Justice Dept. seeks action vs. gay discrimination
WASHINGTON — The Obama administration’s point man on civil rights said Wednesday he will seek to fight discrimination against gays, an area in which the Justice Department has had only a small role in the past.
Tom Perez, the assistant attorney general in charge of the department’s Civil Rights Division, said pending legislation in Congress will allow the department to attack discrimination against lesbian, gays, bisexuals and transgender people, a group often referred to by the acronym LGBT.
That would be new territory for the division that has historically gone after discrimination based on race, gender or religion. It would also be a major shift from the division’s work during the Bush administration, which opposed expansion of the federal hate crimes law to prosecute those who attack gays.
Perez on Wednesday he gave his first speech to division employees, saying the division must be transformed “so that we are capable of tackling the civil rights challenges of the 21st century,” include issues not historically addressed by the department.

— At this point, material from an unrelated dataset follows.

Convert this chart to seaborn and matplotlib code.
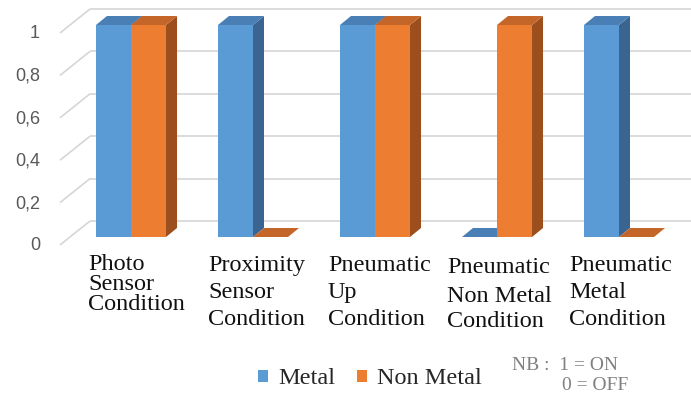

“We must fight for fairness and basic equality for our LGBT brothers and sisters who so frequently are being left in the shadows,” he said, and to “ensure that there’s a level playing field in which our LGBT brothers and sisters are judged by the content of their character.”
Allison Herwitt, legislative director for Human Rights Campaign, the nation’s largest gay rights group, called Perez’s words “fantastic.”
“What’s so different between this administration and the last is that we have people who want to have these protections in place and to enforce these protections, and you have the top of the Civil Rights Division willing to openly talk about these protections,” said Herwitt.
Conservative activists argued that such moves could come at the expense of people of religious faith.
“Too often it’s religious liberty that’s at stake when homosexuality is promoted in our society. The rights of people of faith who adhere to a biblical view of sexuality should not be crushed under the Obama administration’s political promises to homosexual activists,” said Carrie Gordon Earll, senior director of Focus on the Family Action.
Federal civil rights laws say little about attacks or discrimination fueled by anti-gay bias. The Senate, though, is on the verge of passing legislation that would broaden the hate crimes law and allow federal prosecutions of bias attacks on gays.
Attorney General Eric Holder has repeatedly urged Congress to pass the new hate crimes law, saying the expansion of federal prosecutions for such attacks is long overdue.
Separately, the House has taken a tentative step to consider a law that would outlaw anti-gay or gender identity discrimination in the workplace.
During the Clinton administration, the department’s Civil Rights Division had an internal group that examined gay rights issues, but the effort ended during the Bush administration.
Perez’s goal of greater government action on gay rights speech can only come if Congress changes civil rights law.
That seems likely in the case of bias-driven violence. The new hate crimes bill has survived a number of votes and now needs only a final vote in the Senate before going to the president’s desk for his signature. In the case of the workplace bill, called the Employment Non-Discrimination Act, the chances of success are less clear.
Twenty-one states already have laws prohibiting workplace discrimination on the basis of sexual orientation, and 12 extend those laws to gender identity — California, Colorado, Iowa, Illinois, Maine, Minnesota, New Jersey, New Mexico, Oregon, Rhode Island, Vermont and Washington. Several other states protect public employees who are gay or transgender.